═════ MATERIAL PROVIDED ═════

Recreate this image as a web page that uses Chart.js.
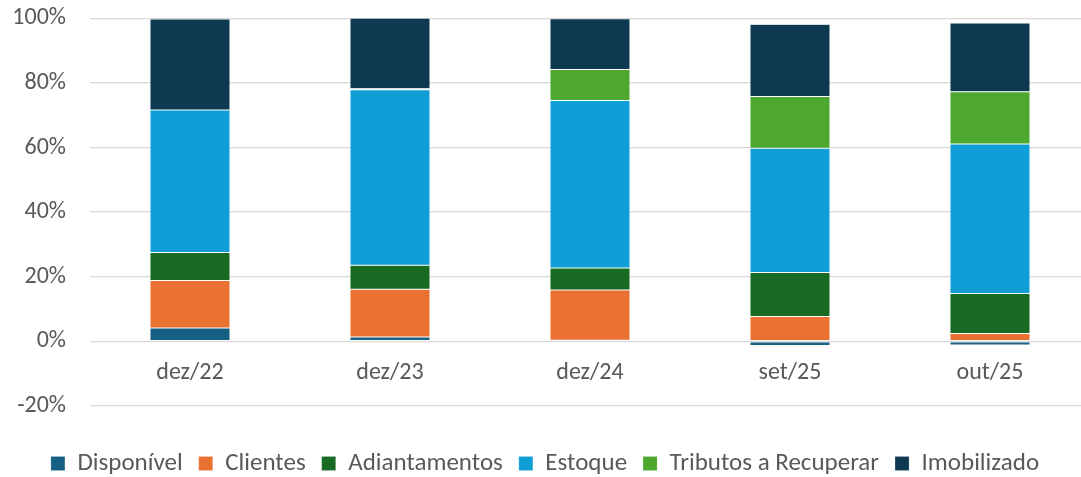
<!DOCTYPE html>
<html>
<head>
<meta charset="utf-8">
<script src="https://cdn.jsdelivr.net/npm/chart.js@4"></script>
<style>
  html, body { margin: 0; padding: 0; background: #fff; overflow: hidden; height: 477px; }
  #wrap { width: 1090px; height: 506px; margin-top: -20px; }
</style>
</head>
<body>
<div id="wrap"><canvas id="composicaoAtivo"></canvas></div>
<script>
// Categorias (períodos)
const periodos = ['dez/22', 'dez/23', 'dez/24', 'set/25', 'out/25'];

// Participação de cada conta no ativo (%)
const disponivel   = [4.1, 1.3, 0.3, -1.3, -1.2];
const clientes     = [14.7, 14.8, 15.6, 7.7, 2.4];
const adiantamentos = [8.7, 7.4, 6.8, 13.6, 12.4];
const estoque      = [44.1, 54.4, 51.9, 38.5, 46.3];
const tributos     = [0.0, 0.3, 9.6, 16.0, 16.2];
const imobilizado  = [28.2, 21.9, 15.7, 22.4, 21.3];

const fonte = "Carlito, 'Liberation Sans Narrow', Lato, sans-serif";

function serie(label, data, cor) {
    return {
        label: label,
        data: data,
        backgroundColor: cor,
        borderColor: 'rgba(255,255,255,0.3)',
        borderWidth: 0.5,
        borderSkipped: false
    };
}

document.addEventListener("DOMContentLoaded", function() {
    const ctx = document.getElementById('composicaoAtivo').getContext('2d');
    new Chart(ctx, {
        type: 'bar',
        data: {
            labels: periodos,
            datasets: [
                serie('Disponível', disponivel, '#156082'),
                serie('Clientes', clientes, '#E97132'),
                serie('Adiantamentos', adiantamentos, '#196B24'),
                serie('Estoque', estoque, '#0F9ED5'),
                serie('Tributos a Recuperar', tributos, '#4EA72E'),
                serie('Imobilizado', imobilizado, '#0E3A51')
            ]
        },
        options: {
            responsive: true,
            maintainAspectRatio: false,
            animation: false,
            layout: { padding: { top: 18, right: 0, bottom: 0, left: 0 } },
            datasets: { bar: { barPercentage: 1, categoryPercentage: 0.4 } },
            plugins: {
                legend: {
                    position: 'bottom',
                    title: {
                        display: true,
                        text: ' ',
                        font: { size: 1 },
                        padding: { top: 28, bottom: 0 }
                    },
                    labels: {
                        boxWidth: 14,
                        boxHeight: 14,
                        padding: 16,
                        color: '#595959',
                        font: { family: fonte, size: 25 }
                    }
                },
                tooltip: { enabled: true }
            },
            scales: {
                x: {
                    stacked: true,
                    position: { y: 0 },
                    afterFit: function(scale) { scale.height = 0; },
                    grid: { display: false, drawTicks: false },
                    border: { display: false },
                    ticks: {
                        color: '#595959',
                        padding: 17,
                        font: { family: fonte, size: 24 }
                    }
                },
                y: {
                    stacked: true,
                    min: -20,
                    max: 100,
                    afterFit: function(scale) { scale.width = 90; },
                    grid: { color: '#d9d9d9', lineWidth: 1.3, drawTicks: false },
                    border: { display: false },
                    ticks: {
                        stepSize: 20,
                        color: '#595959',
                        padding: 24,
                        font: { family: fonte, size: 24 },
                        callback: function(value) { return value + '%'; }
                    }
                }
            }
        }
    });
});
</script>
</body>
</html>
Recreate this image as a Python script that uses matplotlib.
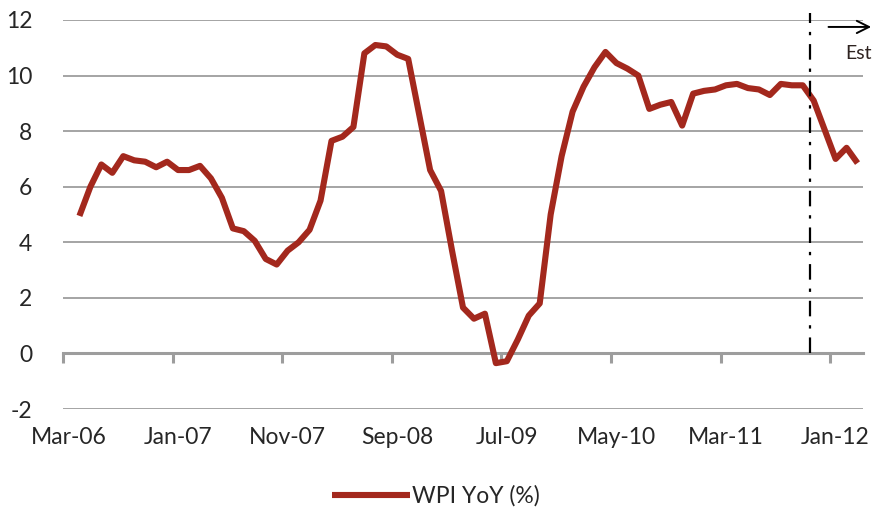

═════

• _DIRECTIONS_
Go through the listing above and report how many of its lines contain the word "Recreate", with only the number as output.

• _WRITTEN RESPONSE_
2